Turning Stone offers Tour lifeline for many
BY Bruce Young | US PGA Tour | 2007 Turning Stone Resort Championship | Preview | 18 Sep 2007
The PGA Tour returns to a level of normality this week when the Turning Stone Resort Championship is played in Verona in Upstate New York. After four consecutive weeks of FedEx Cup playoffs, the Tour drops a level or two but for many this week, and the six remaining events that follow, could well mean the difference between having USPGA Tour status or not in 2008.
Many players on the cusp of the top 125 have an opportunity over the next few weeks, while many of the game’s leading players take a break after the rigours of an extended period of intense competition, the make progress on the money list.
The Turning Stone Resort is owned and operated by the Oneida Indian Nation and the Atunyote Golf Club is a five minute drive from the Resort itself. First used for this event last year when the En Joie Golf Club in Endicott was weather damaged in the lead up to the tournament, the course is a Tom Fazio designed layout which has already received significant accolades since its opening in 2004. Large undulating greens, steep faced bunkers and generous landing areas from the tees feature on the 7315 yard layout.
This event is effectively replacing the long running BC Open which was held at the nearby En Joie Golf Club in Endicott over a period between 1971 and 2006. The tournament took a different direction as a result of the damage caused by storms to the En Joie Golf Club and with double the prizemoney (US$6 million), it appears the change will be permanent.
The defending champion is John Rollins who edged out Bob May after both players had recorded rounds of 64 on the final day last year but the increased prizemoney has attracted a much stornger field and Rollins will find the task of defending this year a much greater one. His most recent form has been less than convincing and a successful defence would be somewhat of a surprise.
The highest world ranked player in the field this week – in fact he is the only player from the top 30 – is Henrik Stenson, who like Rollins, has not been at his best in the past three months. His wins in Dubai and at the Accenture highlight just how much talent the Swede posseses but he will need significant improvement if he is to win this week.
Despite caddy troubles in recent weeks, Robert Allenby appears to be back to the sort of form he was in earlier in the year when he was producing top tens in regular succession. His 8th place at the Deutsche Bank Championship and 11th at the the Tour Championship last week gives an indication that his game is in good enough shape to win here. Allenby and his caddy, Matt Triton, went their separate ways two weeks ago in a rather heated exchange but Allenby did not seem all that bothered when he finished as the leading Australian last week in Atlanta.
Left hander Steve Flesch did not play in either Chicago or Atlanta but he had been playing well in the weeks prior. He won in Reno and finished 5th in Milwaukee which, given the manner in which he had been performing for all of 2007, was a marked turnaround.
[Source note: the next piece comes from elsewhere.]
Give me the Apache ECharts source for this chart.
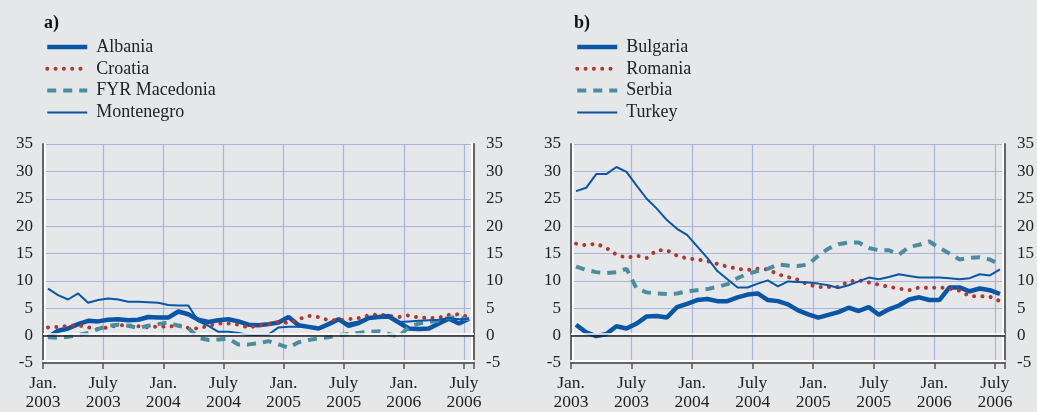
<!doctype html>
<html>
<head>
<meta charset="utf-8">
<title>inflation-see</title>
<script src="https://cdn.jsdelivr.net/npm/echarts@6/dist/echarts.min.js"></script>
<style>
  html, body { margin: 0; padding: 0; background: #e6e7e9; }
  #chart { width: 1037px; height: 412px; }
</style>
</head>
<body>
<div id="chart"></div>
<script>
// months Jan 2003 .. July 2006, points sit mid-month
var months = [
  '2003-01','2003-02','2003-03','2003-04','2003-05','2003-06','2003-07','2003-08','2003-09','2003-10','2003-11','2003-12',
  '2004-01','2004-02','2004-03','2004-04','2004-05','2004-06','2004-07','2004-08','2004-09','2004-10','2004-11','2004-12',
  '2005-01','2005-02','2005-03','2005-04','2005-05','2005-06','2005-07','2005-08','2005-09','2005-10','2005-11','2005-12',
  '2006-01','2006-02','2006-03','2006-04','2006-05','2006-06','2006-07'
];
var tickLabels = ['Jan.\n2003','July\n2003','Jan.\n2004','July\n2004','Jan.\n2005','July\n2005','Jan.\n2006','July\n2006'];

// panel a
var albania    = [-0.3,0.9,1.3,2.1,2.7,2.6,2.9,3.0,2.8,2.9,3.4,3.3,3.3,4.4,3.9,2.9,2.5,2.8,3.0,2.6,2.0,1.9,2.1,2.4,3.4,1.9,1.6,1.3,2.1,3.0,1.8,2.3,3.2,3.4,3.5,2.4,1.3,1.2,1.3,2.2,3.1,2.2,3.1];
var croatia    = [1.5,1.6,1.8,1.9,1.5,1.2,1.5,1.9,1.9,1.7,1.5,1.7,1.6,1.9,1.4,1.3,1.8,2.2,2.2,2.0,1.5,1.8,2.1,2.5,2.3,3.0,3.6,3.4,2.8,2.8,3.0,3.2,3.7,3.9,3.6,3.4,3.7,3.3,3.2,3.3,3.8,3.9,3.4];
var macedonia  = [-0.3,-0.4,-0.2,0.1,0.5,1.2,1.8,2.0,1.8,1.4,1.8,2.1,2.4,1.8,1.4,-0.4,-0.8,-0.7,-0.6,-1.6,-1.6,-1.4,-1.0,-1.6,-2.2,-1.2,-0.8,-0.5,-0.3,0.1,0.3,0.5,0.7,0.8,0.3,-0.2,1.6,2.2,2.5,2.7,3.3,3.3,3.0];
var montenegro = [8.6,7.4,6.6,7.7,6.0,6.5,6.8,6.6,6.2,6.2,6.1,6.0,5.6,5.5,5.5,2.6,1.8,0.7,0.7,0.5,0.1,0.1,0.2,1.5,1.6,1.6,1.6,1.2,2.0,2.8,2.2,2.6,3.3,3.6,3.8,2.5,2.6,2.7,2.8,2.9,3.2,3.0,3.1];

// panel b
var bulgaria = [2.0,0.6,-0.1,0.3,1.7,1.3,2.2,3.5,3.6,3.3,5.2,5.8,6.5,6.7,6.3,6.3,7.0,7.5,7.7,6.5,6.3,5.7,4.6,3.9,3.3,3.8,4.3,5.1,4.5,5.2,3.8,4.8,5.5,6.6,7.0,6.5,6.5,8.8,8.8,8.1,8.6,8.3,7.6];
var romania  = [16.8,16.5,16.8,16.0,14.8,14.2,14.6,14.2,15.6,15.6,14.6,14.1,13.9,13.6,13.1,12.6,12.2,12.0,12.2,12.1,11.2,10.7,10.2,9.3,8.9,8.9,8.9,9.9,10.1,9.7,9.3,8.9,8.6,8.3,8.8,8.7,8.8,8.6,8.2,7.2,7.2,7.1,6.3];
var serbia   = [12.6,12.0,11.6,11.4,11.6,12.2,8.6,7.9,7.7,7.6,7.7,8.1,8.3,8.5,8.9,9.4,10.5,11.3,11.8,12.2,13.0,12.8,12.7,13.0,14.6,15.9,16.7,17.0,17.0,16.0,15.6,15.6,14.8,16.2,16.6,17.2,16.0,15.0,13.9,14.2,14.3,13.9,13.0];
var turkey   = [26.4,27.0,29.5,29.5,30.8,29.9,27.4,25.0,23.2,21.1,19.5,18.4,16.3,14.2,11.8,10.3,8.8,8.8,9.5,10.1,9.0,9.9,9.8,9.7,9.5,9.2,8.7,9.2,9.9,10.6,10.3,10.7,11.2,10.9,10.6,10.6,10.6,10.5,10.3,10.5,11.2,11.0,12.1];

var FONT = 'Liberation Serif';
var BLUE = '#0a56a6', RED = '#b4352c', TEAL = '#4a8d9f';
var GRID_COLOR = '#a7b4dc';

// line looks, shared by series and legend
var styles = {
  thick:  { color: BLUE, width: 4.5, type: 'solid' },
  dotted: { color: RED,  width: 4,   type: [0.01, 8.3], cap: 'round' },
  dashed: { color: TEAL, width: 4,   type: [9, 7] },
  thin:   { color: BLUE, width: 2,   type: 'solid' }
};

function toPoints(values) {
  return values.map(function (v, i) { return [i + 0.5, v]; });
}

function xAxis(g) {
  return {
    type: 'value', gridIndex: g, min: 0, max: months.length, interval: 6,
    axisLine: { onZero: false, lineStyle: { color: '#666', width: 2, shadowColor: '#fff', shadowOffsetY: -2 } },
    axisTick: { length: 6, lineStyle: { color: '#555', width: 1.5 } },
    axisLabel: {
      fontFamily: FONT, fontSize: 17.5, color: '#222', lineHeight: 19, margin: 11,
      formatter: function (v) { return v % 6 === 0 ? tickLabels[v / 6] : ''; }
    },
    splitLine: { lineStyle: { color: GRID_COLOR, width: 1.2 } }
  };
}

function yAxis(g, pos) {
  var left = pos === 'left';
  return {
    type: 'value', gridIndex: g, position: pos, min: -5, max: 35, interval: 5,
    axisLine: { show: true, onZero: false, lineStyle: { color: '#666', width: 2, shadowColor: '#fff', shadowOffsetX: left ? 2 : -2 } },
    axisTick: { show: false },
    axisLabel: { fontFamily: FONT, fontSize: 17, color: '#222', margin: left ? 10 : 12 },
    splitLine: { show: left, lineStyle: { color: GRID_COLOR, width: 1 } }
  };
}

var zeroLine = {
  silent: true, symbol: 'none', label: { show: false },
  lineStyle: { color: '#222', width: 1.5, type: 'solid', shadowColor: '#fff', shadowOffsetY: -2 },
  data: [{ yAxis: 0 }]
};

function line(name, values, look, g, withZero) {
  var s = {
    name: name, type: 'line', xAxisIndex: g, yAxisIndex: g * 2,
    data: toPoints(values), symbol: 'none', silent: true,
    lineStyle: styles[look]
  };
  if (withZero) s.markLine = zeroLine;
  return s;
}

function legend(left, items) {
  return {
    left: left, top: 33, orient: 'vertical',
    itemWidth: 40, itemHeight: 14, itemGap: 3.8,
    selectedMode: false,
    itemStyle: { opacity: 0 },
    textStyle: { fontFamily: FONT, fontSize: 18, color: '#222', padding: [0, 0, 0, 4] },
    data: items.map(function (it) { return { name: it[0], lineStyle: styles[it[1]] }; })
  };
}

var chart = echarts.init(document.getElementById('chart'));
chart.setOption({
  animation: false,
  backgroundColor: '#e6e7e9',
  title: [
    { text: 'a)', left: 39, top: 9, textStyle: { fontFamily: FONT, fontSize: 18, fontWeight: 'bold', color: '#111' } },
    { text: 'b)', left: 569, top: 9, textStyle: { fontFamily: FONT, fontSize: 18, fontWeight: 'bold', color: '#111' } }
  ],
  legend: [
    legend(40, [['Albania', 'thick'], ['Croatia', 'dotted'], ['FYR Macedonia', 'dashed'], ['Montenegro', 'thin']]),
    legend(570, [['Bulgaria', 'thick'], ['Romania', 'dotted'], ['Serbia', 'dashed'], ['Turkey', 'thin']])
  ],
  grid: [
    { left: 43, top: 144, width: 431, height: 221 },
    { left: 571, top: 144, width: 434, height: 221 }
  ],
  xAxis: [xAxis(0), xAxis(1)],
  yAxis: [yAxis(0, 'left'), yAxis(0, 'right'), yAxis(1, 'left'), yAxis(1, 'right')],
  series: [
    line('Albania', albania, 'thick', 0, true),
    line('Croatia', croatia, 'dotted', 0),
    line('FYR Macedonia', macedonia, 'dashed', 0),
    line('Montenegro', montenegro, 'thin', 0),
    line('Bulgaria', bulgaria, 'thick', 1, true),
    line('Romania', romania, 'dotted', 1),
    line('Serbia', serbia, 'dashed', 1),
    line('Turkey', turkey, 'thin', 1)
  ]
});
</script>
</body>
</html>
Shigeki Maruyama played well in this event last year when third and in recent weeks has begun to play nearer to the level we have come to expect of him than that he was showing for all of the 2007 season. His 7th place at the first of the FedEx Cup series in Greensboro was impressive and it might be that a retrun to this venue might further assist. He finished 13th in Japan two weeks ago at his last start.
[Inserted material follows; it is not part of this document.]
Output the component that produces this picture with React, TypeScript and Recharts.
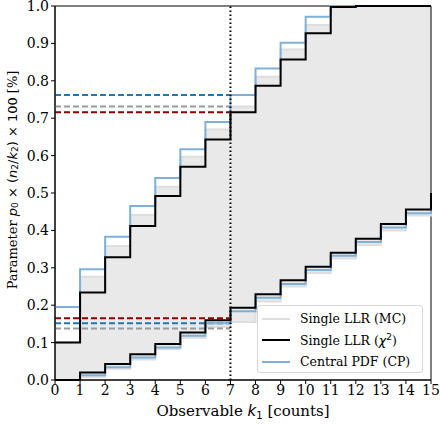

Carl Petterson has played with mixed results in recent weeks but overall he is in the middle of another very solid season on the PGA Tour. The two time winner on the PGA Tour finished 10th at his last start at the BMW Championship in Chicago and a similar effort against this field might have him in the thick of things on Sunday.
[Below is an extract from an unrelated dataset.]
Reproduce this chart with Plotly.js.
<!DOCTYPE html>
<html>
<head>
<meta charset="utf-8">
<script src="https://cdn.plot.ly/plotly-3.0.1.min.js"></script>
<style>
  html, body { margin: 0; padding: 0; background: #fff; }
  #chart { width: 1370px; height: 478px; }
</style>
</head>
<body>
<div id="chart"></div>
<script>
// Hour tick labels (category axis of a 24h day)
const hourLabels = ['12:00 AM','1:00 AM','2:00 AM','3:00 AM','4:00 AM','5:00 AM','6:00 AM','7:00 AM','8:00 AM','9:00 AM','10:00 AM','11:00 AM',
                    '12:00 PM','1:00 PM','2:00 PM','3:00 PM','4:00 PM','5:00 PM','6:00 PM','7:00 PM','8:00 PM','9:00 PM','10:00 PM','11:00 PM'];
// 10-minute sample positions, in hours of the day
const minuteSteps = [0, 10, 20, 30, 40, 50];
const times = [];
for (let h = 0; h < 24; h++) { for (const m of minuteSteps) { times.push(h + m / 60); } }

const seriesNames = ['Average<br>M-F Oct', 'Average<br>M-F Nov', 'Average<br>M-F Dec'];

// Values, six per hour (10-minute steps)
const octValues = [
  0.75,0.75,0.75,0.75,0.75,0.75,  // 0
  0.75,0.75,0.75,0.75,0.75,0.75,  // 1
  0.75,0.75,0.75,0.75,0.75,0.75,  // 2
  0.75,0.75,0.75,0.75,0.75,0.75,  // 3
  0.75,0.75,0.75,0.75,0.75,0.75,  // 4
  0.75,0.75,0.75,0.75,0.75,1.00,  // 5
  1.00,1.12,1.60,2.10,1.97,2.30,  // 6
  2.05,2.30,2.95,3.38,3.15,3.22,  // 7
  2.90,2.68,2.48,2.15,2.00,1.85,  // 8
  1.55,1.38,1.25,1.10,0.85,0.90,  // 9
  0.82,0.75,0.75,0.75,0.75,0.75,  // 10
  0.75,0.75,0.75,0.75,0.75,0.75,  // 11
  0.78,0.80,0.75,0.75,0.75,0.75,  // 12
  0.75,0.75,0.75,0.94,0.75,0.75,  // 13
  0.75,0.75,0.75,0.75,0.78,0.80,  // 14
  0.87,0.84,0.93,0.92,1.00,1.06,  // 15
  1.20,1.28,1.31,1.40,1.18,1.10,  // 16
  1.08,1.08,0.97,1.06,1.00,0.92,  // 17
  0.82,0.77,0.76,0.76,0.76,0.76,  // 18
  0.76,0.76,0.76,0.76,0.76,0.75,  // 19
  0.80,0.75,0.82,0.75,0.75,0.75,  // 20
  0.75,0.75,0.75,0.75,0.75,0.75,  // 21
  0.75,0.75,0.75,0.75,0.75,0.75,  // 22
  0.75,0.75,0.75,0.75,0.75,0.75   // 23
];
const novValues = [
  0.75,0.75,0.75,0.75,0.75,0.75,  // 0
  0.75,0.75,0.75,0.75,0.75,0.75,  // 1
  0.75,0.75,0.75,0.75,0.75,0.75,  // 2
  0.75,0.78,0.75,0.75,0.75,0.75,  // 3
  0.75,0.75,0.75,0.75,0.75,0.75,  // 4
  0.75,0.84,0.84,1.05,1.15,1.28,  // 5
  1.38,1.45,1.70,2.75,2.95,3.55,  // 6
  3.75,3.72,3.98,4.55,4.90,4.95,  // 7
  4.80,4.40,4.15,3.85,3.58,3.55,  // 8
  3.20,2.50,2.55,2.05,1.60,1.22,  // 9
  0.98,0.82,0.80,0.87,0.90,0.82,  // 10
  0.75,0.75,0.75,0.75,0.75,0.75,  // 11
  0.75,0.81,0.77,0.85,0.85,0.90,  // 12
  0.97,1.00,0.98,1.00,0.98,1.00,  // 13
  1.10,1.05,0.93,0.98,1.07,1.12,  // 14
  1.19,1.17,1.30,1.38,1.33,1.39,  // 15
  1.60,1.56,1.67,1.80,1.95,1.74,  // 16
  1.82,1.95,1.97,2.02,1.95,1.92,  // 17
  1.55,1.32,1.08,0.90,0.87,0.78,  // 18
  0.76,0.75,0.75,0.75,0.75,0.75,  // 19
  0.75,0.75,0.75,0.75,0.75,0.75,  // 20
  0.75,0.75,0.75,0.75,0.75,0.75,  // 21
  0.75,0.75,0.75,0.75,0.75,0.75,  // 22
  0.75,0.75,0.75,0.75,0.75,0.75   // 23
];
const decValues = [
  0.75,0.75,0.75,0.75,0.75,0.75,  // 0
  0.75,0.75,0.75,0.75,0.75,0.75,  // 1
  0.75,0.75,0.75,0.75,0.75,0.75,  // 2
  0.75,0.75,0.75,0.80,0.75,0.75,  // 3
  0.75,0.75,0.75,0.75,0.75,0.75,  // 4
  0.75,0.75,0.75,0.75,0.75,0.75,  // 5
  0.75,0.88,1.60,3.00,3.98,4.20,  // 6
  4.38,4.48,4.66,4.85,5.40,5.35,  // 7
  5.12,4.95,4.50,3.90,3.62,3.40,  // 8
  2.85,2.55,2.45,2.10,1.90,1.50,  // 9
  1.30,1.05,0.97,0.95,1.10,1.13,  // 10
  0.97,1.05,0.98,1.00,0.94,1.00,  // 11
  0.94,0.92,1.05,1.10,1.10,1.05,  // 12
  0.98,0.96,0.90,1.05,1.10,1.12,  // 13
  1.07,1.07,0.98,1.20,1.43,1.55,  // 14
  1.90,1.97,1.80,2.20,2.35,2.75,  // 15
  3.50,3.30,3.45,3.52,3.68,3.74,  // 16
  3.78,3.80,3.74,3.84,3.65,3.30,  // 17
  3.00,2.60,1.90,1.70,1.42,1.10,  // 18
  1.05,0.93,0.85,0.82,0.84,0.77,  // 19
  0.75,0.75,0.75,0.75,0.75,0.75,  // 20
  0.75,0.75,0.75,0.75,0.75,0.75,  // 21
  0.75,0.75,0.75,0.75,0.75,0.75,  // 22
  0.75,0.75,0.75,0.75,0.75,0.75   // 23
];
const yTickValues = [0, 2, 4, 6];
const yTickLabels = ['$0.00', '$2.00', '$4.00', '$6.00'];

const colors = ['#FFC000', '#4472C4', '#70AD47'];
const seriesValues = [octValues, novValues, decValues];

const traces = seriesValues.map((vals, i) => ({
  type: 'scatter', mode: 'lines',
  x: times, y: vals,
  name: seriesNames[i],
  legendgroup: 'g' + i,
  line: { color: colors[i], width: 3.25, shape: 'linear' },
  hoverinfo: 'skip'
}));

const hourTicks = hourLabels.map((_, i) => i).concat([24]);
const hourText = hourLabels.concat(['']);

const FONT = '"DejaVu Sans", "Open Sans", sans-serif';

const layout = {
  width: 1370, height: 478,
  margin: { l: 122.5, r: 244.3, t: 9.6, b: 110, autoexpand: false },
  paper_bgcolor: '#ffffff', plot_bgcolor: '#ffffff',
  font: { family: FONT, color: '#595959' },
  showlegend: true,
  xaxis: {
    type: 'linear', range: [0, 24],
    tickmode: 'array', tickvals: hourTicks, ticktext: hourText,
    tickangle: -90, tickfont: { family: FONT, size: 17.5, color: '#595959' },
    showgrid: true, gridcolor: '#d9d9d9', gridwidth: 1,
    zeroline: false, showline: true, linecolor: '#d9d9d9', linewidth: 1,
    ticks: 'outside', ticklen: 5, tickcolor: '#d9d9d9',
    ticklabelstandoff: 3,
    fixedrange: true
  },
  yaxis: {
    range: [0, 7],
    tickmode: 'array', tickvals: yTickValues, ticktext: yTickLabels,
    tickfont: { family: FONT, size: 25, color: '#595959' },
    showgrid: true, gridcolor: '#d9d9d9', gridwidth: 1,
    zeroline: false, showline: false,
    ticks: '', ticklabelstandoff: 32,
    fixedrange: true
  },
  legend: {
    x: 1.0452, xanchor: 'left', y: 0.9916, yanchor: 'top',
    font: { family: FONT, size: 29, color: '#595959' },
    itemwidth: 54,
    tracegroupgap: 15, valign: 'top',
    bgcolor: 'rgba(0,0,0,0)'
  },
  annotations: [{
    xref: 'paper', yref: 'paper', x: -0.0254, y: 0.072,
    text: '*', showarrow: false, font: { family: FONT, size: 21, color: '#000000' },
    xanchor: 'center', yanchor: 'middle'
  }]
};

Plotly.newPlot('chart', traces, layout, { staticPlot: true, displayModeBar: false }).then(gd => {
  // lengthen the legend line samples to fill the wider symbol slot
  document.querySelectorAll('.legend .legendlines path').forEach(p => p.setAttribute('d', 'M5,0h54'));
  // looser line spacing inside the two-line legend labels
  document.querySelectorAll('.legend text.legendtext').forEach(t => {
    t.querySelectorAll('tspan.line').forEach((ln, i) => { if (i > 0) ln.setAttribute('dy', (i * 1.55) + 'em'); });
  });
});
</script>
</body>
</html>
There is a long list of Australians taking advantage of the weaker field and significant prizemoney on offer this week. Some are reaching the point of desparation in terms of their standing on the 2007 money list and their hopes for 2008. Others are here for a variety of reasons.
Stuart Appleby, Nick O’Hern, Nathan Green, John Senden, Peter Lonard, Steve Allan, Mathew Goggin, Andrew Buckle, Gavin Coles, Jarrod Lyle, Michael Sim, Mark Hensby and Paul Gow all have a chance to improve their standing and, for some, to move inside the top 125 by season’s end but for some the task is significant. Nick Flangan on the other hand gets his first start on the PGA Tour as a bona fide member and has less concern.
Flangan has had a three week break back in Australia preparing for what promises to be a a very enjoyable few weeks as he plays five of the next seven USPGA Tour events before returning to the Nationwide Tour for their season ending championship. Flanagan will not play the tournament in Las Vegas but he plays with the glorious certainty of having a very strong status on the 2008 PGA Tour irrespective of whatever happens this week. His three victories on the Nationwide Tour in 2007 have given him that right.
Flanagan played ten PGA Tour events in 2004 as a result of invites and his US Amateur win in 2003 but made only one cut. He has played only one further event on the PGA Tour, when he finished 23rd at the British Open in 2005, a performance he still considers the equal of his wins this year. His progress over the next few weeks will be watched with interest.